This was the second London meeting of the Alliance for Responsible Citizenship (ARC), a unique organisational experiment founded in the belief that “a civilisational moment has arrived” – that the West will sink further into individual unhappiness and loss of conviction or find the keys to restoration and renewal. It intersects with politics, religion and public policy, but it isn’t owned by any of them. More than 4000 people from more than 90 nations met in London this week to give tangible meaning to the vibe.
Speaking on the theme of “Responsible Citizenship and the Social Fabric,” one of the strongest messages at ARC came from clinical social worker, author, and parent guidance expert Erica Komisar. Komisar made it clear that parents are primarily responsible for the plight of today’s children.
Komisar said it was best to raise children in “caring, faith-based communities that promote self-sacrifice, volunteerism, and empathy.”
In her longer conference paper, Komisar said the “tear in the social fabric” was undeniable.

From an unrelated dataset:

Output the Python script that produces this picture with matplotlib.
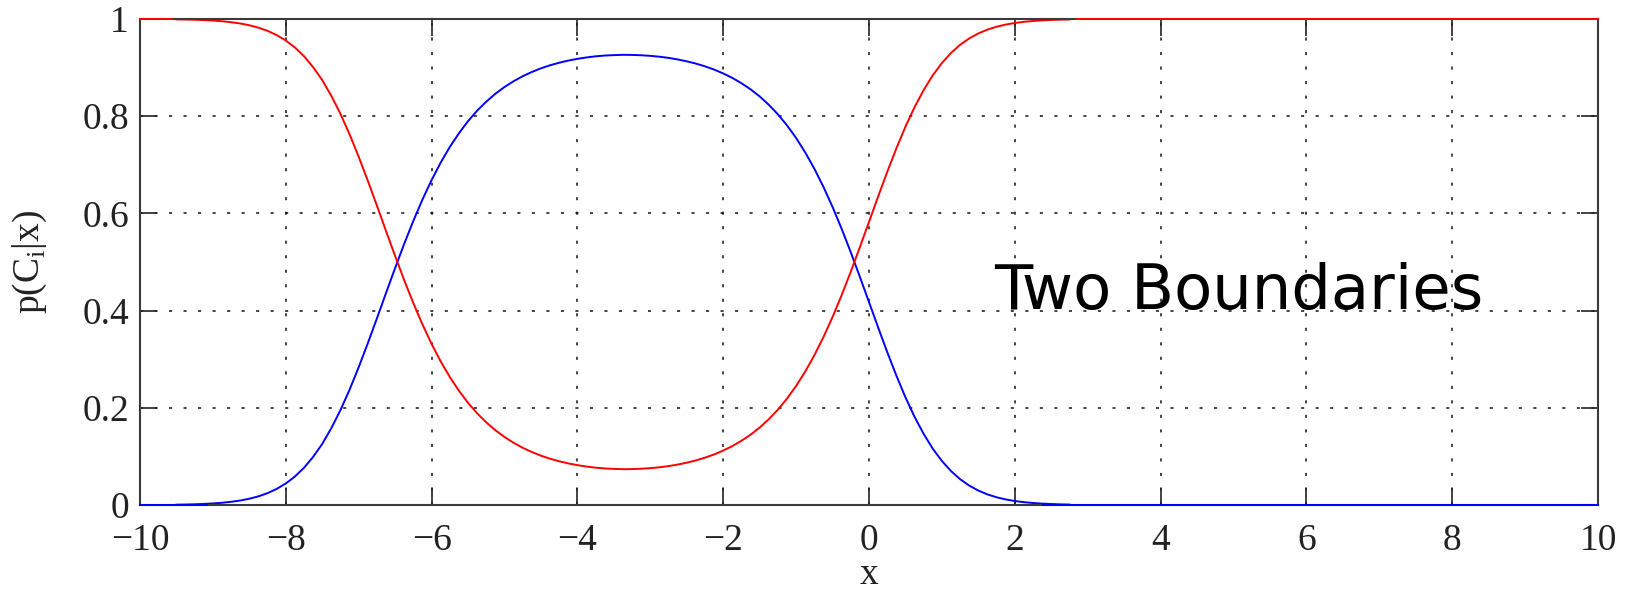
import matplotlib
matplotlib.use("Agg")
import matplotlib.pyplot as plt

# Posterior curves sampled along x
x_vals = [-9.5, -9.375, -9.25, -9.125, -9.0, -8.875, -8.75, -8.625, -8.5, -8.375,
          -8.25, -8.125, -8.0, -7.875, -7.75, -7.625, -7.5, -7.375, -7.25, -7.125,
          -7.0, -6.875, -6.75, -6.625, -6.5, -6.375, -6.25, -6.125, -6.0, -5.875,
          -5.75, -5.625, -5.5, -5.375, -5.25, -5.125, -5.0, -4.875, -4.75, -4.625,
          -4.5, -4.375, -4.25, -4.125, -4.0, -3.875, -3.75, -3.625, -3.5, -3.375,
          -3.25, -3.125, -3.0, -2.875, -2.75, -2.625, -2.5, -2.375, -2.25, -2.125,
          -2.0, -1.875, -1.75, -1.625, -1.5, -1.375, -1.25, -1.125, -1.0, -0.875,
          -0.75, -0.625, -0.5, -0.375, -0.25, -0.125, 0.0, 0.125, 0.25, 0.375,
          0.5, 0.625, 0.75, 0.875, 1.0, 1.125, 1.25, 1.375, 1.5, 1.625,
          1.75, 1.875, 2.0, 2.125, 2.25, 2.375, 2.5, 2.625, 2.75]
p_blue = [0.0007, 0.0010, 0.0015, 0.0022, 0.0032, 0.0046, 0.0066, 0.0092, 0.0129, 0.0178,
          0.0244, 0.0331, 0.0443, 0.0586, 0.0766, 0.0991, 0.1257, 0.1583, 0.1953, 0.2373,
          0.2835, 0.3328, 0.3841, 0.4363, 0.4878, 0.5377, 0.5848, 0.6286, 0.6686, 0.7046,
          0.7367, 0.7649, 0.7898, 0.8114, 0.8300, 0.8462, 0.8601, 0.8720, 0.8823, 0.8910,
          0.8985, 0.9048, 0.9100, 0.9144, 0.9180, 0.9209, 0.9232, 0.9248, 0.9257, 0.9263,
          0.9261, 0.9254, 0.9242, 0.9224, 0.9200, 0.9168, 0.9129, 0.9083, 0.9026, 0.8960,
          0.8880, 0.8788, 0.8679, 0.8554, 0.8407, 0.8236, 0.8039, 0.7812, 0.7552, 0.7255,
          0.6921, 0.6546, 0.6133, 0.5682, 0.5200, 0.4694, 0.4175, 0.3655, 0.3147, 0.2664,
          0.2216, 0.1814, 0.1462, 0.1158, 0.0906, 0.0698, 0.0531, 0.0399, 0.0297, 0.0218,
          0.0159, 0.0115, 0.0082, 0.0058, 0.0041, 0.0028, 0.0020, 0.0013, 0.0009]
p_red = [0.9993, 0.9990, 0.9985, 0.9978, 0.9968, 0.9954, 0.9934, 0.9908, 0.9871, 0.9822,
         0.9756, 0.9669, 0.9557, 0.9414, 0.9234, 0.9009, 0.8743, 0.8417, 0.8047, 0.7627,
         0.7165, 0.6672, 0.6159, 0.5637, 0.5122, 0.4623, 0.4152, 0.3714, 0.3314, 0.2954,
         0.2633, 0.2351, 0.2102, 0.1886, 0.1700, 0.1538, 0.1399, 0.1280, 0.1177, 0.1090,
         0.1015, 0.0952, 0.0900, 0.0856, 0.0820, 0.0791, 0.0768, 0.0752, 0.0743, 0.0737,
         0.0739, 0.0746, 0.0758, 0.0776, 0.0800, 0.0832, 0.0871, 0.0917, 0.0974, 0.1040,
         0.1120, 0.1212, 0.1321, 0.1446, 0.1593, 0.1764, 0.1961, 0.2188, 0.2448, 0.2745,
         0.3079, 0.3454, 0.3867, 0.4318, 0.4800, 0.5306, 0.5825, 0.6345, 0.6853, 0.7336,
         0.7784, 0.8186, 0.8538, 0.8842, 0.9094, 0.9302, 0.9469, 0.9601, 0.9703, 0.9782,
         0.9841, 0.9885, 0.9918, 0.9942, 0.9959, 0.9972, 0.9980, 0.9987, 0.9991]

# Saturated tails of each posterior
blue_tail_left_x = [-10.0, -9.08]
blue_tail_right_x = [2.39, 10.0]
blue_tail_y = [0.0, 0.0]
red_tail_left_x = [-10.0, -9.56]
red_tail_right_x = [2.85, 10.0]
red_tail_y = [1.0, 1.0]

x_ticks = [-10, -8, -6, -4, -2, 0, 2, 4, 6, 8, 10]
y_ticks = [0, 0.2, 0.4, 0.6, 0.8, 1]
y_tick_labels = ["0", "0.2", "0.4", "0.6", "0.8", "1"]

plt.rcParams["font.family"] = ["Liberation Serif", "DejaVu Serif"]
plt.rcParams["mathtext.fontset"] = "custom"
plt.rcParams["mathtext.rm"] = "Liberation Serif"
plt.rcParams["axes.unicode_minus"] = True

fig = plt.figure(figsize=(16.34, 5.94), dpi=100)
ax = fig.add_axes([140 / 1634, 1 - 505 / 594, 1458 / 1634, 486 / 594])

spine_color = "#3a3a3a"
blue = "#0000ff"
red = "#ff0000"

ax.plot(x_vals, p_blue, color=blue, lw=1.4, zorder=2)
ax.plot(x_vals, p_red, color=red, lw=1.4, zorder=2)
for tx in (blue_tail_left_x, blue_tail_right_x):
    ax.plot(tx, blue_tail_y, color=blue, lw=1.4, zorder=3, clip_on=False)
for tx in (red_tail_left_x, red_tail_right_x):
    ax.plot(tx, red_tail_y, color=red, lw=1.4, zorder=3, clip_on=False)

ax.set_xlim(-10, 10)
ax.set_ylim(0, 1)
ax.set_xticks(x_ticks)
ax.set_yticks(y_ticks)
ax.set_yticklabels(y_tick_labels)

ax.grid(True, color="#111111", lw=1.1, linestyle=(0, (2.0, 7.5)), zorder=1)
ax.set_axisbelow(True)

for sp in ax.spines.values():
    sp.set_color(spine_color)
    sp.set_linewidth(1.5)
    sp.set_zorder(2.5)

ax.tick_params(axis="both", direction="in", length=12, width=1.2, color="#222222",
               top=True, right=True, labelsize=27, labelcolor="#222222")
ax.tick_params(axis="x", pad=13)
ax.tick_params(axis="y", pad=8)

ax.set_xlabel("x", fontsize=27, color="#222222", labelpad=0)
ax.set_ylabel(r"p(C$_{\mathrm{i}}$|x)", fontsize=27, color="#222222", labelpad=24)

ax.text(1.72, 0.404, "Two Boundaries", fontsize=45, family=["DejaVu Sans"],
        color="black", ha="left", va="baseline", zorder=4)

fig.savefig("out.png", dpi=100)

She said: “We are raising children who are self-centred, and self-focused and without the inclination or ability to take responsibility or to sacrifice for others. This change is occurring despite the research that shows how happiness is tied to the ability to give to others and giving to others is tied to happiness. Only Christians raised in faith-based families will teach children this truth.
“Our children are affected in many ways from this shift towards self-centredness. Some are just less happy, more dissatisfied and more bored with their lives. Others are more obviously symptomatic, suffering from depression, anxiety, ADHD, suicidal thoughts, personality disorders and loneliness – all of which are on the rise.”
The culture is at the heart of the issue. Komisar quoted Pew Research that 18 per cent of 18 to 34-year-olds do not want to have children and only 45 per cent of young women in the poll want to have kids.
“They feel that having children is a burden which would require them to sacrifice time, money and personal freedom,” Komisar writes. “When they do have children many do not want to raise them themselves.
“The repercussions of three generations of self-centredness and a lack of empathy mean parents are modelling their selfishness to their children.”
The cultural transformation has seen men and women being taught that children were “an afterthought to their education, career and personal goals”. Komisar said: “If we place our ambition above those we love there is a price to pay.”
In her advice on parenting, Komisar said: “Prioritise your children over your work or any of your other pursuits.” She warned of the myth that women “can do it all at the same time”. The culture, however, cultivates the notion that the individual is more important than the family or community. The wider environment beyond the home is important – once again, Komisar said it was best to raise children in “caring, faith-based communities which promote self-sacrifice, volunteerism and empathy”.
In conclusion she said: “It is only by changing ourselves that we can change the path for our children and that we can change the world.”
Donald Trump’s triumph is a victory for the working class against a “Luciferian” elite, according to Jordan Peterson, the popular Canadian author, speaker, podcaster and sage of conservative activism. He also asks an important question.
“When the culture is so fragmented that those presumptions become questionable, then the split goes all the way to the bottom. The question we’re asking ourselves after the death of God, so to speak, is what spirit rules?
“The classic answer to that is that when the unifying deity suffers its demise, it’s always the diversity of pagan hedonism, and the clamour for power, that emerges. Those are the principles that society collapses into when a more transcendent, unifying ethos disintegrates. It’s power and hedonism. Those two dance. It’s not sustainable.”
A lot of ARC’s work, he says, is about projecting a different narrative for the West: “The fundamental narrative of the West, the fundamental book of the West, is the Bible. There’s no getting away from that, not without paying a major price.